You can amplify the grounding effect by standing barefoot. on the floor, dirt, or grass, for just 30 seconds to re-engage your senses. Bonus move: stretch for 2 minutes every time you switch tasks to signal your nervous system it’s safe to reset and refocus.
Pair these posture and movement practices with breathwork basics. Slow, intentional breathing grounds, calms, and sharpens focus. Box breathing is an easy pattern that has you inhale, hold, exhale, and hold for four second intervals. Alternatively, 4-7-8 breathing has you inhale for four seconds, hold for seven seconds, and then exhale for eight seconds. With just 60 seconds of these, you’ll feel a noticeable shift.

Environmental Cues That Pull You Back to Now
Your surroundings constantly shape your internal state, with the right environment even triggering presence. When you design your space with intention, your environment becomes a silent ally in reclaiming awareness:
- Open curtains first thing in the morning to reset your circadian rhythm.
- Use essential oils or incense to mark a transition into focused work or relaxed downtime.
- Play lo-fi music or white noise to create a buffer against digital overload.

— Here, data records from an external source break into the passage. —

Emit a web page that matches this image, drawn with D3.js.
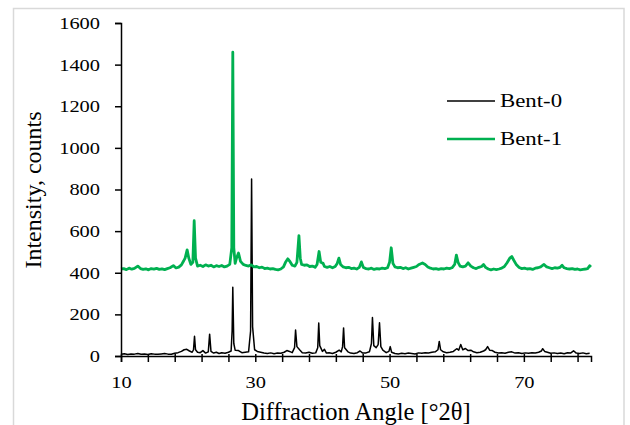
<!DOCTYPE html>
<html>
<head>
<meta charset="utf-8">
<script src="https://cdn.jsdelivr.net/npm/d3@7"></script>
<style>
  body { margin: 0; background: #fff; }
  svg text { font-family: "Liberation Serif", "Times New Roman", "DejaVu Serif", serif; }
</style>
</head>
<body>
<div id="chart"></div>
<script>
// tick labels
const xMajorTicks = [10, 30, 50, 70];
const xMinorTicks = [10, 14, 18, 22, 26, 30, 34, 38, 42, 46, 50, 54, 58, 62, 66, 70, 74, 78];
const yTicks = [0, 200, 400, 600, 800, 1000, 1200, 1400, 1600];
const seriesNames = ['Bent-0', 'Bent-1'];

// Bent-0 [angle °2θ, counts]
const bent0 = [
  [10,8],[10.5,11],[11,7],[11.5,10],[12,9],[12.5,12],[13,8],[13.5,10],[14,7],[14.5,11],[15,9],[15.5,8],
  [16,10],[16.5,12],[17,9],[17.5,8],[18,13],[18.5,16],[19,22],[19.4,30],[19.8,32],[20.2,24],[20.6,18],
  [20.8,30],[20.95,95],[21.1,30],[21.4,18],[21.8,16],[22.2,26],[22.6,14],[23.0,20],[23.2,105],[23.4,22],
  [23.8,14],[24.2,18],[24.6,12],[25,16],[25.5,13],[26,18],[26.4,24],[26.55,120],[26.65,330],[26.8,60],
  [27.0,28],[27.5,26],[28,16],[28.5,18],[29,20],[29.3,120],[29.45,850],[29.6,140],[29.9,30],[30.3,22],
  [30.8,18],[31.3,14],[31.8,12],[32.3,15],[32.8,11],[33.3,14],[33.8,13],[34.3,18],[34.7,26],[35.1,22],
  [35.5,16],[35.85,40],[36.0,125],[36.2,45],[36.6,30],[37,16],[37.5,14],[38,18],[38.5,13],[39,15],
  [39.3,40],[39.45,158],[39.6,50],[40,22],[40.3,32],[40.6,14],[41,16],[41.5,12],[42,18],[42.5,28],
  [42.8,20],[43.0,45],[43.15,135],[43.3,40],[43.8,20],[44.2,14],[44.7,12],[45.2,16],[45.6,24],[46,14],
  [46.5,15],[47,20],[47.3,60],[47.45,185],[47.65,50],[48.0,40],[48.3,55],[48.5,160],[48.7,45],[49.0,28],
  [49.5,16],[49.9,22],[50.1,45],[50.3,18],[50.8,12],[51.3,10],[51.8,13],[52.3,11],[52.8,14],[53.3,12],
  [53.8,10],[54.3,15],[54.8,13],[55.3,16],[55.8,14],[56.3,18],[56.8,20],[57.2,30],[57.4,70],[57.6,30],
  [58,20],[58.5,16],[59,18],[59.5,22],[60,35],[60.3,28],[60.6,55],[60.9,30],[61.3,36],[61.7,26],
  [62.1,28],[62.5,20],[63,16],[63.5,18],[64,24],[64.3,30],[64.6,45],[64.9,28],[65.3,26],[65.7,18],
  [66.2,14],[66.7,16],[67.2,13],[67.7,18],[68.2,20],[68.7,14],[69.2,16],[69.7,12],[70.2,15],[70.7,13],
  [71.2,16],[71.7,14],[72.2,18],[72.6,24],[72.8,35],[73.1,22],[73.5,18],[74,13],[74.5,15],[75,12],
  [75.5,14],[76,11],[76.5,16],[77,15],[77.4,25],[77.8,14],[78.3,12],[78.8,15],[79.3,11],[79.8,13]
];

// Bent-1 [angle °2θ, counts]
const bent1 = [
  [10,418],[10.4,420],[10.8,415],[11.2,422],[11.6,417],[12,421],[12.5,432],[12.9,420],[13.3,416],
  [13.7,419],[14.1,414],[14.5,420],[14.9,417],[15.3,421],[15.7,416],[16.1,419],[16.5,415],[16.9,420],
  [17.3,424],[17.8,434],[18.2,423],[18.6,427],[19.0,438],[19.3,455],[19.55,470],[19.85,510],[20.1,470],
  [20.4,440],[20.7,450],[20.9,650],[21.1,470],[21.4,432],[21.8,436],[22.2,430],[22.6,438],[23.0,432],
  [23.4,436],[23.8,428],[24.2,434],[24.6,430],[25,435],[25.4,428],[25.8,432],[26.2,440],[26.5,520],
  [26.65,1460],[26.8,520],[27.0,445],[27.2,470],[27.5,495],[27.8,455],[28.2,440],[28.6,435],[29,432],
  [29.4,438],[29.8,428],[30.2,430],[30.6,424],[31,427],[31.4,420],[31.8,422],[32.2,418],[32.6,420],
  [33,416],[33.4,414],[33.8,418],[34.2,428],[34.5,450],[34.85,467],[35.2,452],[35.5,436],[35.9,432],
  [36.2,450],[36.5,578],[36.7,470],[36.9,440],[37.3,436],[37.7,438],[38.1,430],[38.5,432],[38.9,426],
  [39.2,440],[39.5,502],[39.75,450],[40.1,445],[40.3,430],[40.7,426],[41.1,430],[41.5,424],[41.9,430],
  [42.2,445],[42.45,470],[42.7,440],[43.1,428],[43.5,424],[43.9,426],[44.3,420],[44.7,422],[45.1,418],
  [45.5,426],[45.8,452],[46.1,425],[46.5,420],[46.9,418],[47.3,422],[47.7,416],[48.1,420],[48.5,418],
  [48.9,422],[49.3,420],[49.7,424],[50.0,450],[50.25,520],[50.5,445],[50.8,428],[51.2,424],[51.6,426],
  [52,420],[52.4,424],[52.8,418],[53.2,422],[53.6,426],[54,430],[54.4,440],[54.9,447],[55.3,440],
  [55.7,428],[56.1,422],[56.5,418],[56.9,420],[57.3,416],[57.7,420],[58.1,418],[58.5,422],[58.9,420],
  [59.3,424],[59.7,440],[59.95,485],[60.2,450],[60.5,432],[60.9,428],[61.3,432],[61.7,448],[62.1,432],
  [62.5,424],[62.9,420],[63.3,426],[63.7,430],[64,440],[64.3,426],[64.7,418],[65.1,414],[65.5,418],
  [65.9,415],[66.3,418],[66.7,422],[67.1,430],[67.5,448],[67.9,470],[68.2,478],[68.5,460],[68.9,438],
  [69.3,425],[69.7,420],[70.1,422],[70.5,418],[70.9,420],[71.3,416],[71.7,422],[72.1,424],[72.5,428],
  [73,440],[73.4,428],[73.8,424],[74.2,420],[74.6,424],[75,422],[75.4,426],[75.7,436],[76,424],
  [76.4,420],[76.8,418],[77.2,420],[77.6,416],[78,418],[78.4,414],[78.8,416],[79.2,418],[79.5,420],
  [79.8,434],[80,428]
];

const W = 630, H = 425;
const margin = { top: 23, right: 39, bottom: 69, left: 121 };
const width = W - margin.left - margin.right;
const height = H - margin.top - margin.bottom;
const serif = '"Liberation Serif", "Times New Roman", "DejaVu Serif", serif';

const root = d3.select('#chart').append('svg')
  .attr('width', W)
  .attr('height', H);

// light frame round the chart
root.append('rect')
  .attr('x', 13.5).attr('y', 8.5)
  .attr('width', 610.5).attr('height', 430)
  .attr('fill', 'none')
  .attr('stroke', '#d9d9d9')
  .attr('stroke-width', 1.5);

const svg = root.append('g')
  .attr('transform', `translate(${margin.left},${margin.top})`);

const x = d3.scaleLinear().domain([10, 80]).range([0, width]);
const y = d3.scaleLinear().domain([0, 1600]).range([height, 0]);

// widen text a bit, the picture is stretched sideways
const stretch = (sel, k) => sel.each(function () {
  const w = this.getComputedTextLength();
  d3.select(this).attr('textLength', w * k).attr('lengthAdjust', 'spacingAndGlyphs');
});

const line = d3.line().x(d => x(d[0])).y(d => y(d[1]));

svg.append('path')
  .datum(bent0)
  .attr('fill', 'none')
  .attr('stroke', '#000')
  .attr('stroke-width', 1.5)
  .attr('stroke-linejoin', 'round')
  .attr('d', line);

svg.append('path')
  .datum(bent1)
  .attr('fill', 'none')
  .attr('stroke', '#00b050')
  .attr('stroke-width', 2.8)
  .attr('stroke-linejoin', 'round')
  .attr('d', line);

// X axis: minor ticks every 4, labels every 20
const xMinor = svg.append('g')
  .attr('transform', `translate(0,${height})`)
  .call(d3.axisBottom(x).tickValues(xMinorTicks).tickSize(6).tickFormat(''));
xMinor.selectAll('.tick line').attr('y1', -2);

const xAxis = svg.append('g')
  .attr('transform', `translate(0,${height})`)
  .attr('font-family', serif)
  .call(d3.axisBottom(x).tickValues(xMajorTicks).tickSize(0).tickPadding(20).tickFormat(d3.format('d')));
xAxis.select('.domain').remove();
xAxis.selectAll('text')
  .style('font-size', '17px')
  .attr('fill', '#000')
  .call(stretch, 1.2);

// Y axis
const yAxis = svg.append('g')
  .attr('font-family', serif)
  .call(d3.axisLeft(y).tickValues(yTicks).tickSize(6).tickPadding(15).tickFormat(d3.format('d')));
yAxis.selectAll('text')
  .style('font-size', '17px')
  .attr('fill', '#000')
  .call(stretch, 1.2);

svg.selectAll('.domain, .tick line').attr('stroke', '#000').attr('stroke-width', 1.5);

// axis titles
root.append('text')
  .attr('x', margin.left + width / 2)
  .attr('y', 420)
  .attr('text-anchor', 'middle')
  .style('font-size', '24.5px')
  .text('Diffraction Angle [°2θ]');

root.append('text')
  .attr('transform', 'translate(41,190) rotate(-90)')
  .attr('text-anchor', 'middle')
  .style('font-size', '24px')
  .text('Intensity, counts');

// legend
const legend = root.append('g');
const legendColors = ['#000', '#00b050'];
const legendWidths = [1.5, 2.5];
seriesNames.forEach((name, i) => {
  const ly = 101 + i * 38;
  legend.append('line')
    .attr('x1', 447).attr('x2', 495)
    .attr('y1', ly).attr('y2', ly)
    .attr('stroke', legendColors[i])
    .attr('stroke-width', legendWidths[i]);
  legend.append('text')
    .attr('x', 500).attr('y', ly + 6)
    .style('font-size', '19px')
    .text(name)
    .call(stretch, 1.2);
});
</script>
</body>
</html>
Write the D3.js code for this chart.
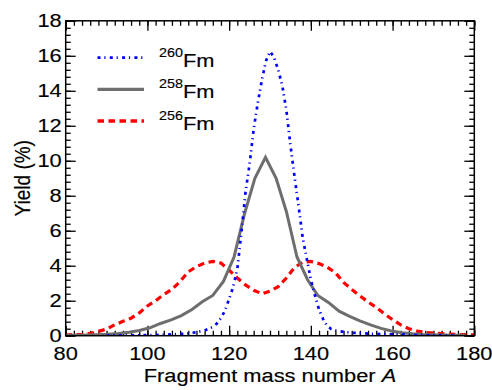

In the evening, we need to decompress, wind down, and prepare for a good night’s sleep. Keep a comfortable chair or hammock outside or inside, near a window. Take some time to sit outside on your porch or in the backyard (or at a window if it’s cold out) and watch the night sky. Enjoy the silence and observe the vastness of the view above, contemplate the day past and that which is to come, and organize your thoughts and feelings.
If your space overwhelms you, your attention gets pulled into managing chaos. Making small tweaks like investing in a chair that supports your posture or ensuring all surfaces are clean before you work on them supports you so you can focus on what really matters. Presence flows more easily when your environment doesn’t compete for your bandwidth.
Presence Is Power in Real Time
Presence is about noticing the moment you’ve checked out and choosing to come back. Stack a few small shifts: a breath, a phrase, a reset so that you’re not reacting to your life, you’re leading it. You don’t need more willpower. You just need a few smart cues and the discipline to keep returning to them.